I think most people that overdose think it will work. Usually they're doing it with some drug that's not going to kill them though - or at least can't kill you fast enough to avoid help finding you. Anything over the counter can't do it, but most people that are so desperate as to attempt (and not pharmacology students) that they'll try what they can get their hands on.

One of my attempts actually involved some stolen prescription drug that most certainly could kill you and I almost did. I'm still here today because I incorrectly judged how long it'd take to absorb enough of it to kill me before telling the nurse I was dying and needed to apologize to my mum on the phone. (I was in-hospital at the time.) It was a close call but I was in the ER soon enough that their medication to prevent me absorbing more of the drug sitting in my stomach saved me.
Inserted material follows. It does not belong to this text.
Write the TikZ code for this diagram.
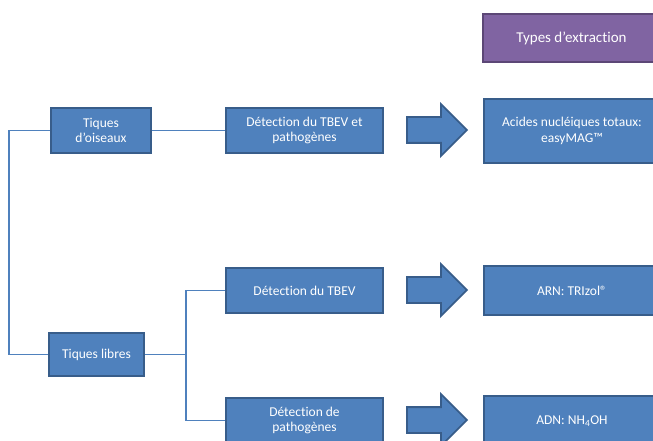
\documentclass[tikz,border=0pt]{standalone}
\usepackage{fontspec}
\setmainfont[Ligatures=NoCommon]{Carlito}
\usetikzlibrary{shapes.arrows}
\definecolor{Fill}{HTML}{4F81BD}
\definecolor{Edge}{HTML}{385D8A}
\definecolor{Violet}{HTML}{8064A2}
\definecolor{VioletEdge}{HTML}{5C4776}

\begin{document}
\begin{tikzpicture}[x=1bp,y=-1bp,
box/.style={draw=Edge,line width=2bp,fill=Fill,text=white,align=center,inner sep=2bp,font=\fontsize{13.5bp}{15.5bp}\selectfont},
head/.style={box,draw=VioletEdge,fill=Violet,font=\fontsize{15bp}{17bp}\selectfont},
bigarr/.style={draw=Edge,line width=1.8bp,fill=Fill,single arrow,single arrow head extend=13bp,inner sep=12bp,minimum height=60bp,anchor=tail},
link/.style={draw=Fill,line width=1.5bp}]
\clip (0,0) rectangle (653,441);
\node[head,minimum width=177bp,minimum height=48bp] (types) at (571.5,38) {Types d’extraction};
\node[box,minimum width=100bp,minimum height=45bp] (oiseaux) at (101,130.5) {Tiques\\d’oiseaux};
\node[box,minimum width=157bp,minimum height=45bp] (both) at (304.5,130.5) {Détection du TBEV et\\pathogènes};
\node[bigarr] (arrboth) at (406,130) {};
\node[box,minimum width=176bp,minimum height=64bp] (total) at (572,131) {Acides nucléiques totaux:\\easyMAG™};
\node[box,minimum width=95bp,minimum height=43bp] (libres) at (96.5,354.5) {Tiques libres};
\node[box,minimum width=157bp,minimum height=45bp] (tbev) at (304.5,290.5) {Détection du TBEV};
\node[bigarr] (arrtbev) at (406,290) {};
\node[box,minimum width=176bp,minimum height=49bp] (arn) at (572,290.5) {ARN: TRIzol®};
\node[box,minimum width=157bp,minimum height=45bp] (patho) at (304.5,420.5) {Détection de\\pathogènes};
\node[bigarr] (arrpatho) at (406,420) {};
\node[box,minimum width=176bp,minimum height=50bp] (adn) at (572,421) {ADN: NH\textsubscript{4}OH};
\draw[link] (oiseaux.west) -- ++(-41,0) |- (libres.west);
\draw[link] (oiseaux) -- (both);
\draw[link] (libres.east) -- ++(41,0) coordinate (split);
\draw[link] (split) |- (tbev.west);
\draw[link] (split) |- (patho.west);
\end{tikzpicture}
\end{document}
Another earlier, much more naive attempt, was with one of my mental health medications. It gave me a seizure and put me in a sort of groggy, half mindless place for the next day. Woke up in hospital the next night, the doctor assumed it was just a negative side effect of proper use of the medication and took me off it. I was told, but have only the faintest recollection, I'd been up a lot of the day unresponsive to people talking to me, trying to get up an leave. I even pulled out my IV at one point. The faint recollection I do have is blurry and I remember trying to leave to find out where I was, pulling something off my arm that was stopping me. Could have been that was when I wrestled off the IV. Could be a false memory. I don't know.
 

pppqp

Well-Known Member
zero so far.

when i was 18, i prepared 'everything' for the act but my mom stopped me before being able to do so.
i've been suicidal (am i still?) for a long time but have never acted on impulses. everything gotta be well planned.
but when i was ready, things turned out to be quite alright.
so... here i am. still alive.
 

AfterFact

Well-Known Member
Atleast 20 times, memory is a bit fuzzy. Last one was over a year ago, havent thought about it since, things do get better, but it takes a lot of willpower motivation, took almost 4 years of my life to turn it around, there was no God to help me, my own motivation was all I had, but I got better, I survived.I promised myself I would never go back to where I was in that Mental Hosptial and I intend keep that promise.
 
25 years ago I took an overdose of sleeping tabs and anti- depressants but I got such throbbing pains in my head that I had to call someone to help me.
I waish there was an easy way to exit this life. Not everybody wants to live.
 
About 4. 2 were almost successful and left me on a ventilator and kidney dialysis for days. One of the other two, I threw up what I took (not pills) but was still in the ICU for 3 days. The other one was half-assed and stupid.
 

pogosticker

Well-Known Member
5 half-arsed attempts. 1 'serious'. 2 of the half-arsed attempts were this past week, 1 of which was last night. Right now I just feel, empty, numb, and stupid because I couldn't do it properly. Still wanna do it, but I no longer seem to have it in me. Couldn't cut deep enough, couldn't swallow enough pills without gagging and spitting them out. Think my last OD (which was my only 'serious' attempt) screwed me up psychologically in regards to pills, because I've had a phobia of them ever since.
 

gwalchmei

Well-Known Member
I have had seven - four serious, and three passive attempts.
In each of the three serious ones, I had the extremely bad luck to get spotted by someone. Even when I walked a mile off the trail, deep into the woods, I got spotted.
Guess it just goes to prove my incompetence and suckitude...
 

Perhapsa3

Well-Known Member
2, My last test left me numb, almost unable to swallow, hoarse and feeling like I was going to pass out all over the place.